Небо откликнулось отвесным, сплошным ливнем – таким же безудержным и диким, каким был сейчас Джерри.
Джерри закружился в потоках дождя, оглушительно крича от наслаждения и время от времени восклицая:
– ЦАРЮ! ЦАРЮ! ГРОЗНЫЙ ЦАРЬ ПОЕТ И ВЕСЕЛИТИСЯ! ВЕСЕЛИТИСЯ ЦАРЮ НА РУСИ!
Затем он остановился и, словно впервые заметив Дунаева и Бессмертного, простодушно предложил:
– Ребята, давайте-ка на Волгу! Чего тут сохнуть? Искупнемся!
– До Волги далековато отсюда, – спокойно ответил Бессмертный. – Пока добежите, вас пристрелят как свинью, Андрей Васильевич. А отчего вам прямо в туче не искупаться? – Бессмертный указал пальцем в небо.
– Верно! – заорал Джерри. Он снова уставился в небо, затем оттолкнулся от земли пяткой и легко сиганул вверх, прорубая себе в воздухе невидимую тропу веселыми ударами граблей. Взлетели, немного поотстав, и Бессмертный с Дунаевым.Глава 3
Пятницы у Радных
После ареста Кирилла Андреевича Радужневицкого прежние члены кружка, как уже было сказано, перестали появляться по четвергам в домике на Малой Брюхановской. Там их заменила молодежь: чтения стихов, переведенных с иностранных языков, были вытеснены оттуда танцами, песнями под гитару и лодочными прогулками.
Тогда-то, по инициативе старика Фревельта, по прозвищу Дверь, было решено между несколькими наиболее преданными кружку людьми встречаться по пятницам на квартире Глеба Афанасьевича Радного и его жены Антонины Львовны Радной. Встречавшихся в доме Радных было всего шесть человек: супруги Радные, Фревельт, Ралдугин, и супруги Каменные – Арон и Ася. Все шестеро понимали, что их невинные филологические посиделки по пятницам легко могут обернуться для них смертью или же тюрьмой. Тем не менее продолжали встречаться.
Фанатиками они, естественно, не были: встречались скорее по привычке, чтобы доказать себе, что бояться не нужно, потому что и терять нечего. Фревельт и Ралдугин были очень старыми людьми и предпочитали окончить жизнь за приятной филологической беседой, не задумываясь о чекистах, а продолжая развивать те интересные для них темы, которые они начали обсуждать несколько десятков лет тому назад, будучи еще студентами Университета.

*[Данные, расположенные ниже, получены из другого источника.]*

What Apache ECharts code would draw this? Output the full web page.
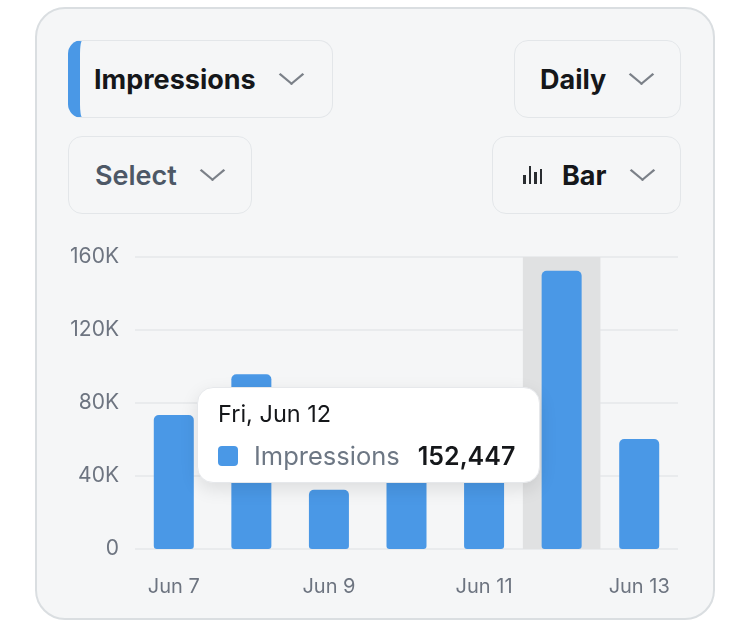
<!DOCTYPE html>
<html lang="en">
<head>
  <meta charset="UTF-8" />
  <title>Impressions - daily bar chart</title>
  <script src="https://cdn.jsdelivr.net/npm/echarts@6.0.0/dist/echarts.min.js"></script>
  <style>
    html, body {
      margin: 0;
      padding: 0;
      background: #ffffff;
      font-family: Inter, "Noto Sans", Arial, sans-serif;
    }
    .card {
      position: absolute;
      left: 35px;
      top: 7px;
      width: 676px;
      height: 609px;
      border: 2px solid #dadee1;
      border-radius: 30px;
      background: #f5f6f7;
    }
    #main {
      position: absolute;
      left: 0;
      top: 0;
      width: 750px;
      height: 642px;
    }
    .dd {
      position: absolute;
      height: 78px;
      box-sizing: border-box;
      border: 1.5px solid #e3e6e9;
      border-radius: 14px;
      background: #f5f6f7;
      display: flex;
      align-items: center;
      font-size: 27px;
      font-weight: 700;
      color: #15171a;
      z-index: 2;
    }
    .dd .chev {
      width: 13px;
      height: 13px;
      border-right: 2px solid #7b8088;
      border-bottom: 2px solid #7b8088;
      transform: scaleX(1.2) rotate(45deg);
      margin-top: -9px;
    }
    .dd.accent {
      border-left: 12px solid #4a98e6;
    }
    .bar-icon {
      display: flex;
      align-items: flex-end;
      height: 18px;
      gap: 3px;
      margin-right: 20px;
    }
    .bar-icon span {
      width: 2.5px;
      background: #2a2d31;
    }
  </style>
</head>
<body>
  <div class="card"></div>
  <div id="main"></div>

  <div class="dd accent" style="left:68px; top:40px; width:265px; padding-left:14px;">
    <span>Impressions</span><span class="chev" style="margin-left:28px;"></span>
  </div>
  <div class="dd" style="left:514px; top:40px; width:167px; padding-left:25px;">
    <span>Daily</span><span class="chev" style="margin-left:28px;"></span>
  </div>
  <div class="dd" style="left:68px; top:136px; width:184px; padding-left:26px; color:#4d5866; font-weight:600;">
    <span>Select</span><span class="chev" style="margin-left:28px;"></span>
  </div>
  <div class="dd" style="left:492px; top:136px; width:189px; padding-left:30px;">
    <span class="bar-icon"><span style="height:9px"></span><span style="height:18px"></span><span style="height:12px"></span><span style="height:15px"></span></span>
    <span>Bar</span><span class="chev" style="margin-left:28px;"></span>
  </div>

  <script>
    const categories = ['Jun 7', 'Jun 8', 'Jun 9', 'Jun 10', 'Jun 11', 'Jun 12', 'Jun 13'];
    const weekdays = ['Sun', 'Mon', 'Tue', 'Wed', 'Thu', 'Fri', 'Sat'];
    const impressions = [73400, 95800, 32400, 61000, 56000, 152447, 60300];
    const yTicks = [0, 40000, 80000, 120000, 160000];
    const seriesName = 'Impressions';
    const highlighted = 5;

    const blue = '#4a98e6';
    const chart = echarts.init(document.getElementById('main'));

    chart.setOption({
      animation: false,
      textStyle: { fontFamily: 'Inter, "Noto Sans", sans-serif' },
      grid: { left: 135, right: 72, top: 257, bottom: 93, containLabel: false },
      tooltip: {
        trigger: 'axis',
        alwaysShowContent: true,
        showDelay: 0,
        transitionDuration: 0,
        axisPointer: { type: 'shadow', z: 0, shadowStyle: { color: '#e0e1e2', opacity: 1 } },
        position: [197, 387],
        backgroundColor: '#ffffff',
        borderColor: '#e6e8eb',
        borderWidth: 1,
        borderRadius: 16,
        padding: [11, 24, 11, 20],
        extraCssText: 'box-shadow: 0 6px 18px rgba(0,0,0,0.10);',
        formatter: params => {
          const p = params[0];
          const day = weekdays[p.dataIndex] + ', ' + p.name;
          return '<div style="font-size:23.5px;color:#15171a;line-height:30px;">' + day + '</div>' +
            '<div style="display:flex;align-items:center;margin-top:12px;line-height:30px;">' +
            '<span style="display:inline-block;width:20px;height:20px;border-radius:4px;background:' + blue + ';margin-right:16px;"></span>' +
            '<span style="font-size:25.5px;color:#6d7784;margin-right:18px;">' + p.seriesName + '</span>' +
            '<span style="font-size:25px;font-weight:600;color:#15171a;">' + p.value.toLocaleString('en-US') + '</span>' +
            '</div>';
        }
      },
      xAxis: {
        type: 'category',
        data: categories,
        axisLine: { show: false },
        axisTick: { show: false },
        axisLabel: { interval: 1, color: '#6d7480', fontSize: 20, margin: 28 }
      },
      yAxis: {
        type: 'value',
        min: yTicks[0],
        max: yTicks[yTicks.length - 1],
        interval: yTicks[1] - yTicks[0],
        axisLine: { show: false },
        axisTick: { show: false },
        splitLine: { lineStyle: { color: '#e4e7ea', width: 1.5 } },
        axisLabel: {
          color: '#6d7480',
          fontSize: 21,
          margin: 16,
          formatter: v => v === 0 ? '0' : (v / 1000) + 'K'
        }
      },
      series: [{
        name: seriesName,
        type: 'bar',
        z: 2,
        data: impressions,
        barWidth: 40,
        emphasis: { disabled: true },
        itemStyle: { color: blue, borderRadius: [5, 5, 3, 3] }
      }]
    });

    chart.dispatchAction({ type: 'showTip', seriesIndex: 0, dataIndex: highlighted });
  </script>
</body>
</html>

Что же касается Глеба Радного (он, как хозяин дома, рисковал больше других), то у него имелись свои причины игнорировать страх. Коротко говоря, этому человеку присуще было так называемое «влечение к смерти». Случай распространенный. С детства Радный любил гулять по кладбищам, сидеть на могилах. На могилах он любил есть, пить, даже спать (если дело было летом). Эти увлечения разделяла и его жена Антонина, которая была на двадцать два года старше самого Радного. Над дверью своего дома Радный укрепил дощечку, на которой ножом вырезал:
Все, все, что гибелью грозит,
Для сердца смертного таит
Неизъяснимы наслажденья…
Пушкин
В согласии с этим девизом Радный и жил.
И, надо сказать, жил неплохо. Отличался отменным здоровьем, любил поесть, всегда у него водились деньги. Антонина Львовна известна была как мастерица готовить, а поскольку родом она была сибирячка, то и кухня была сибирская – различные виды пельменей, манты, парные кулебяки, мясо с брусникой и прочее.
Радный был превосходно образован, имел два образования – психологическое и филологическое. Учился за границей. Немецким владел в совершенстве, знал и другие языки. Занимался переводами и преподаванием. Были у него хорошие задатки и для теоретической науки. Он задумал большое психолингвистическое исследование об «иноязычных» последних словах, произносимых умирающими. Однако закончена и опубликована была лишь одна статья – о самом известном в России высказывании такого рода: о последних словах Чехова «Ich sterbe». Статья так и называлась «Последние слова Чехова». Радный был приверженцем мнения (свидетельствовавшего о том, что он сформировался в эпоху символизма), что для подсознания славян немецкий язык – это язык царства мертвых. С точки зрения славян (чьим Тотемом является Слово и Слава Слова) немецкий язык – это язык, на котором «говорят немые», то есть «не мы»: это невозможный язык, созданный именно для таких невозможных высказываний, как предсмертная констатация Чехова «Ich sterbe» – последний диагноз, который поставил сам себе этот медик.